Flora & fauna of the gut

  1. I was reading a post on a bird forum earlier and someone mentioned that the chicks of gouldian finches benefit more with their parents than foster parents because they get the natural flora and fauna of the gut; however, another poster said that this wasn't as important in birds as they have a different system to animals. Anyway, pick that part to bits if you wish, but my actual query is: what is the flora and fauna of the gut?

    That question applies to humans, animals, birds... whatever. I suppose I could've easily looked it up, but I'm sure the posters on here will give a more thorough response.
     
  2. jcsd
  3. iansmith

    iansmith 1,430
    Staff Emeritus
    Science Advisor
    Gold Member

    The flora and the fauna of an animal refers to the microorganisms that forms a symbiotic relationship with an animal. the flora will be different from species to species and from individual to individual. Some organism living in the gut are unique to given specie and can only be isolated from that specific specie.

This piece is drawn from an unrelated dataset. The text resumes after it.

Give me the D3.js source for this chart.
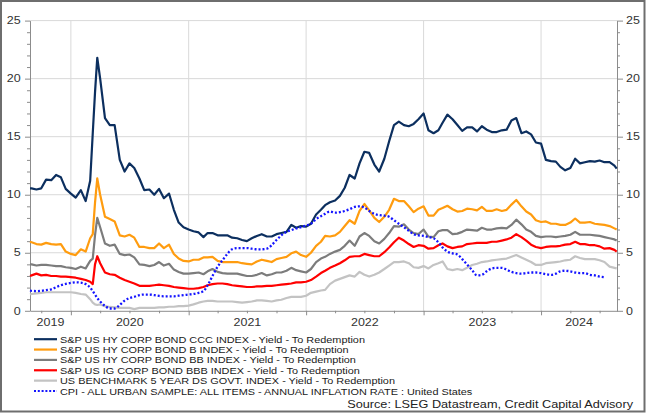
<!DOCTYPE html>
<html>
<head>
<meta charset="utf-8">
<script src="https://cdn.jsdelivr.net/npm/d3@7"></script>
<style>
  html, body { margin: 0; padding: 0; background: #fff; }
  svg { display: block; font-family: "Liberation Sans", Arial, sans-serif; }
</style>
</head>
<body>
<svg id="chart" width="646" height="413"></svg>
<script>
// ---------- DATA ----------
const dates = [
  "2019-08-27","2019-09-01","2019-09-16","2019-10-01","2019-10-16","2019-11-01","2019-11-16","2019-12-01","2019-12-16",
  "2020-01-01","2020-01-16","2020-02-01","2020-02-16","2020-03-01","2020-03-09","2020-03-16","2020-03-23","2020-04-01","2020-04-16",
  "2020-05-01","2020-05-16","2020-06-01","2020-06-16","2020-07-01","2020-07-16","2020-08-01","2020-08-16","2020-09-01","2020-09-16",
  "2020-10-01","2020-10-16","2020-11-01","2020-11-16","2020-12-01","2020-12-16",
  "2021-01-01","2021-01-16","2021-02-01","2021-02-16","2021-03-01","2021-03-16","2021-04-01","2021-04-16","2021-05-01","2021-05-16",
  "2021-06-01","2021-06-16","2021-07-01","2021-07-16","2021-08-01","2021-08-16","2021-09-01","2021-09-16","2021-10-01","2021-10-16",
  "2021-11-01","2021-11-16","2021-12-01","2021-12-16",
  "2022-01-01","2022-01-16","2022-02-01","2022-02-16","2022-03-01","2022-03-16","2022-04-01","2022-04-16","2022-05-01","2022-05-16",
  "2022-06-01","2022-06-16","2022-07-01","2022-07-16","2022-08-01","2022-08-16","2022-09-01","2022-09-16","2022-10-01","2022-10-16",
  "2022-11-01","2022-11-16","2022-12-01","2022-12-16",
  "2023-01-01","2023-01-16","2023-02-01","2023-02-16","2023-03-01","2023-03-16","2023-04-01","2023-04-16","2023-05-01","2023-05-16",
  "2023-06-01","2023-06-16","2023-07-01","2023-07-16","2023-08-01","2023-08-16","2023-09-01","2023-09-16","2023-10-01","2023-10-16",
  "2023-11-01","2023-11-16","2023-12-01","2023-12-16",
  "2024-01-01","2024-01-16","2024-02-01","2024-02-16","2024-03-01","2024-03-16","2024-04-01","2024-04-16","2024-05-01","2024-05-16",
  "2024-06-01","2024-06-16","2024-07-01","2024-07-16","2024-08-01","2024-08-16","2024-08-23"
];

const cccYield = [
  10.55,10.55,10.45,10.55,11.3,11.25,11.7,11.5,10.5,
  10.1,9.75,10.4,9.45,11.2,15.3,18.8,21.8,20.0,16.6,16.0,16.0,13.0,12.0,12.7,12.3,11.4,10.4,10.45,10.0,10.5,9.7,10.1,8.7,7.6,7.2,
  7.0,6.85,6.75,6.35,6.7,6.7,6.5,6.5,6.5,6.3,6.25,6.1,6.0,6.25,6.45,6.6,6.4,6.4,6.6,6.7,6.8,7.4,7.15,7.3,
  7.25,7.5,8.3,8.7,9.1,9.35,9.5,9.9,10.6,11.7,11.4,12.7,13.7,13.6,12.6,12.0,13.1,14.6,16.0,16.3,16.0,15.9,16.1,16.5,
  17.0,15.55,15.3,15.55,16.2,16.9,16.5,16.0,15.5,15.8,15.8,15.45,15.9,15.6,15.4,15.4,15.55,15.6,16.4,16.6,15.3,15.45,15.2,14.5,
  14.4,13.0,12.9,12.85,12.4,12.1,12.3,13.1,12.7,12.8,12.9,12.85,12.95,12.8,12.8,12.5,12.25
];
const bYield = [
  5.95,5.9,5.75,5.7,5.85,5.75,5.7,5.75,5.1,
  4.9,4.8,5.3,5.1,6.25,6.6,9.3,11.4,10.0,8.1,7.9,7.7,6.5,6.4,6.55,6.3,5.5,5.5,5.4,5.4,5.8,5.4,5.7,4.9,4.5,4.3,
  4.25,4.4,4.4,4.6,4.6,4.65,4.3,4.2,4.2,4.2,4.2,4.1,4.05,4.0,4.25,4.4,4.3,4.2,4.45,4.55,4.65,4.95,5.1,4.8,
  4.65,5.0,5.6,5.95,6.45,6.4,6.5,6.8,7.3,7.8,7.5,8.6,9.2,8.65,8.0,7.65,8.1,8.7,9.65,9.45,9.45,9.0,8.5,8.8,
  9.0,8.2,8.2,8.7,8.85,9.05,8.75,8.55,8.6,8.8,8.75,8.65,8.95,8.6,8.6,8.75,8.6,8.7,9.15,9.55,9.0,8.55,8.3,7.8,
  7.65,7.7,7.5,7.5,7.4,7.4,7.6,7.95,7.6,7.6,7.65,7.5,7.45,7.4,7.3,7.1,7.0
];
const bbYield = [
  4.0,4.0,3.9,3.95,3.95,3.9,3.85,3.85,3.75,
  3.7,3.6,3.8,3.65,4.3,4.5,6.5,8.0,7.2,5.8,5.6,5.7,4.9,4.8,4.85,4.6,4.0,3.95,3.85,3.95,4.2,3.9,4.05,3.55,3.35,3.2,
  3.2,3.25,3.3,3.15,3.4,3.6,3.35,3.25,3.2,3.2,3.2,3.1,3.0,3.0,3.1,3.25,3.05,3.15,3.3,3.3,3.45,3.7,3.5,3.4,
  3.3,3.6,4.2,4.5,4.65,4.9,5.1,5.25,5.6,6.05,5.6,6.4,6.7,6.45,6.0,5.8,6.2,6.7,7.3,7.25,7.45,7.0,6.7,6.6,
  7.0,6.4,6.35,6.85,6.95,6.95,6.6,6.65,6.8,7.0,6.95,6.9,7.15,7.0,7.0,7.1,7.15,7.1,7.4,7.85,7.45,7.0,6.8,6.45,
  6.35,6.4,6.4,6.35,6.4,6.45,6.55,6.8,6.55,6.55,6.55,6.5,6.45,6.35,6.25,6.15,6.05
];
const bbbYield = [
  3.0,3.05,3.2,3.05,3.1,3.0,3.0,2.95,2.95,
  2.9,2.85,2.75,2.65,2.5,2.3,4.0,4.7,4.1,3.3,3.15,3.1,2.85,2.65,2.5,2.35,2.15,2.15,2.15,2.2,2.25,2.2,2.15,2.05,2.0,1.95,
  1.9,1.9,1.95,2.05,2.2,2.3,2.35,2.35,2.3,2.2,2.15,2.1,2.05,2.05,2.1,2.1,2.15,2.15,2.2,2.25,2.3,2.35,2.45,2.45,
  2.5,2.65,2.95,3.25,3.45,3.7,3.9,4.1,4.35,4.65,4.7,4.7,4.9,4.8,4.7,4.7,5.05,5.45,5.9,6.3,6.05,5.75,5.5,5.65,
  5.6,5.35,5.4,5.65,5.8,5.55,5.4,5.5,5.55,5.75,5.8,5.85,5.85,5.85,5.95,5.95,6.05,6.15,6.3,6.6,6.35,6.05,5.7,5.5,
  5.4,5.5,5.55,5.55,5.6,5.7,5.75,5.95,5.75,5.75,5.65,5.65,5.55,5.35,5.4,5.25,5.1
];
const govt5y = [
  1.4,1.45,1.5,1.55,1.6,1.6,1.6,1.6,1.6,
  1.6,1.55,1.45,1.4,1.0,0.7,0.55,0.5,0.55,0.4,0.33,0.3,0.25,0.25,0.25,0.15,0.25,0.25,0.25,0.25,0.3,0.3,0.35,0.35,0.4,0.4,
  0.45,0.55,0.7,0.8,0.85,0.85,0.8,0.8,0.8,0.8,0.75,0.7,0.75,0.8,0.9,0.9,0.85,0.8,0.9,0.95,1.1,1.2,1.2,1.2,
  1.3,1.55,1.65,1.75,1.8,2.3,2.6,2.75,2.9,3.05,2.95,3.35,3.1,2.95,3.1,3.3,3.6,3.9,4.2,4.2,4.25,4.1,3.75,3.7,
  3.85,3.65,3.95,4.1,4.25,3.6,3.5,3.6,3.5,3.7,3.95,4.05,4.2,4.25,4.35,4.4,4.45,4.5,4.65,4.8,4.6,4.4,4.2,3.95,
  3.95,4.1,4.15,4.2,4.25,4.35,4.4,4.7,4.55,4.45,4.45,4.45,4.35,4.2,3.8,3.7,3.65
];
const cpiRate = [
  1.75,1.72,1.7,1.72,1.78,1.85,2.03,2.2,2.32,
  2.4,2.45,2.42,2.3,2.0,1.7,1.4,1.1,0.8,0.42,0.2,0.2,0.5,0.88,1.1,1.2,1.35,1.4,1.4,1.35,1.28,1.25,1.25,1.25,1.3,1.35,
  1.4,1.45,1.55,1.7,2.2,3.0,3.8,4.35,4.9,5.3,5.4,5.4,5.4,5.35,5.3,5.3,5.35,5.65,6.1,6.5,6.8,6.95,7.1,7.2,
  7.35,7.5,7.9,8.15,8.35,8.55,8.45,8.5,8.6,8.75,8.95,9.0,8.9,8.6,8.35,8.25,8.2,8.1,7.8,7.5,7.2,6.9,6.6,6.5,
  6.45,6.35,6.25,5.9,5.45,5.1,4.95,4.85,4.45,4.0,3.5,3.05,3.1,3.4,3.65,3.7,3.7,3.55,3.35,3.25,3.2,3.25,3.3,3.3,
  3.25,3.15,3.1,3.2,3.4,3.45,3.4,3.3,3.25,3.25,3.1,3.05,2.95,2.9,null,null,null
];

const seriesNames = [
  "S&P US HY CORP BOND CCC INDEX - Yield - To Redemption",
  "S&P US HY CORP BOND B INDEX - Yield - To Redemption",
  "S&P US HY CORP BOND BB INDEX - Yield - To Redemption",
  "S&P US IG CORP BOND BBB INDEX - Yield - To Redemption",
  "US BENCHMARK 5 YEAR DS GOVT. INDEX - Yield - To Redemption",
  "CPI - ALL URBAN SAMPLE: ALL ITEMS - ANNUAL INFLATION RATE : United States"
];
const seriesValues = [cccYield, bYield, bbYield, bbbYield, govt5y, cpiRate];
const seriesColors = ["#0c2f5f", "#ff9c0f", "#7c7c7c", "#ff0000", "#c3c3c3", "#1414ff"];
const yTicks = [0, 5, 10, 15, 20, 25];
const yearLabels = [2019, 2020, 2021, 2022, 2023, 2024];
const sourceText = "Source: LSEG Datastream, Credit Capital Advisory";

// ---------- CHART ----------
const svg = d3.select("#chart");
const parse = d3.utcParse("%Y-%m-%d");
const dt = dates.map(parse);

const x0 = Date.UTC(2019, 7, 27), x1 = Date.UTC(2024, 7, 24);
const x = d3.scaleUtc().domain([x0, x1]).range([30, 617]);
const y = d3.scaleLinear().domain([0, 25]).range([310.8, 20.6]);

const axisColor = "#8c8c8c";
const gridColor = "#d9d9d9";

// outer frame
svg.append("rect").attr("x", 1).attr("y", 1).attr("width", 643.5).attr("height", 410.5)
  .attr("fill", "#fff").attr("stroke", "#6e6e6e").attr("stroke-width", 2);

// gridlines
svg.append("g").selectAll("line").data(yTicks.filter(d => d > 0)).join("line")
  .attr("x1", 30).attr("x2", 617).attr("y1", d => y(d)).attr("y2", d => y(d))
  .attr("stroke", gridColor).attr("stroke-width", 1);
const yearStarts = d3.utcYear.range(new Date(x0), new Date(x1)).filter(d => +d > x0);
svg.append("g").selectAll("line").data(yearStarts).join("line")
  .attr("x1", d => x(d)).attr("x2", d => x(d)).attr("y1", y(25)).attr("y2", y(0))
  .attr("stroke", gridColor).attr("stroke-width", 1);

// axes
const labelStyle = sel => sel.attr("fill", "#333").style("font-size", "10px")
  .style("font-family", '"Liberation Sans", Arial, sans-serif');

const gL = svg.append("g").attr("transform", "translate(30,0)")
  .call(d3.axisLeft(y).tickValues(d3.range(0, 26)).tickFormat(d => d % 5 ? "" : d).tickSizeOuter(0));
gL.select(".domain").attr("stroke", axisColor);
gL.selectAll(".tick line").attr("x2", d => d % 5 ? -3 : -5).attr("stroke", axisColor);
gL.selectAll(".tick text").attr("x", -7.4).attr("transform", "scale(1.25,1)").call(labelStyle);

const gR = svg.append("g").attr("transform", "translate(617,0)")
  .call(d3.axisRight(y).tickValues(d3.range(0, 26)).tickFormat(d => d % 5 ? "" : d).tickSizeOuter(0));
gR.select(".domain").attr("stroke", axisColor);
gR.selectAll(".tick line").attr("x2", d => d % 5 ? 3 : 6).attr("stroke", axisColor);
gR.selectAll(".tick text").attr("x", 7.3).attr("transform", "scale(1.25,1)").call(labelStyle);

const quarters = d3.utcMonth.every(3).range(new Date(x0), new Date(x1));
const gB = svg.append("g").attr("transform", `translate(0,${y(0)})`)
  .call(d3.axisBottom(x).tickValues(quarters).tickFormat("").tickSizeOuter(0));
gB.select(".domain").attr("stroke", axisColor);
gB.selectAll(".tick line").attr("y2", d => d.getUTCMonth() === 0 ? 4.5 : 2.5).attr("stroke", axisColor);

// year labels centred on the visible part of each year
svg.append("g").selectAll("text").data(yearLabels).join("text")
  .attr("transform", yr => {
    const s = Math.max(x0, Date.UTC(yr, 0, 1)), e = Math.min(x1, Date.UTC(yr + 1, 0, 1));
    return `translate(${(x(s) + x(e)) / 2},325.6) scale(1.25,1)`;
  })
  .attr("text-anchor", "middle").text(d => d).call(labelStyle);

// lines
const plot = svg.append("g");
const drawOrder = [4, 3, 2, 1, 0, 5];
drawOrder.forEach(i => {
  const vals = seriesValues[i];
  const line = d3.line()
    .defined((d, k) => vals[k] !== null)
    .x((d, k) => x(dt[k]))
    .y((d, k) => y(vals[k]))
    .curve(i === 5 ? d3.curveMonotoneX : d3.curveLinear);
  plot.append("path").datum(vals).attr("d", line)
    .attr("fill", "none").attr("stroke", seriesColors[i])
    .attr("stroke-width", i === 5 ? 2.3 : 2.2)
    .attr("stroke-linejoin", "round")
    .attr("stroke-dasharray", i === 5 ? "2,2" : null);
});

// legend
const rowY = d3.scaleLinear().domain([0, 5]).range([339.2, 391]);
const leg = svg.append("g");
seriesNames.forEach((name, i) => {
  leg.append("line").attr("x1", 34).attr("x2", 57).attr("y1", rowY(i)).attr("y2", rowY(i))
    .attr("stroke", seriesColors[i]).attr("stroke-width", 2.2)
    .attr("stroke-dasharray", i === 5 ? "2,1.8" : null);
  leg.append("text").attr("transform", `translate(60,${rowY(i) + 3.5}) scale(1.1,1)`)
    .attr("fill", "#1a1a1a").style("font-size", "9.9px").text(name);
});

// source
svg.append("text").attr("transform", "translate(633,407.6) scale(1.2,1)")
  .attr("text-anchor", "end").attr("fill", "#222").style("font-size", "10.6px").text(sourceText);
</script>
</body>
</html>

    Cows have a very special flora/fauna that is very complex. The rument has predator fungi and protozoan that feed on the other microorganism. Also, without this flora cows and other ruminant would die because they cannot digest cellulose and the flora does it for them.

    You can also look at
    http://en.wikipedia.org/wiki/Gut_flora
     
  4. DocToxyn

    DocToxyn 432
    Science Advisor

    The flora and fauna found in the gut generally aloows the host to more efficiently utilize food energy. It is usually a very important aspect of the digestive system in animals that are vegetarians, like the cow mentioned by iansmith. One might also say that it provides some means of resistance to harmful, invasive microbes, since the good bacteria are already established and therefore have a "homefield advantage" over the potential invasive species. There are different ways of establishing the gut flora, one common means is coprophagy, or consuming the fecal matter of an individual that already has an established system. Such practice would be a reason to keep a developing animal with it's parents.

    As far as birds, and specifically finches, I'm no expert, but I found the following link that describes the "sterile bowel" of more evolutionarily advanced species of birds. It's an interesting theory, but I couldn't find much else about it on the web therefore caveat emptor.

    sterile bowel
     
  5. Thanks both. Very interesting articles, too.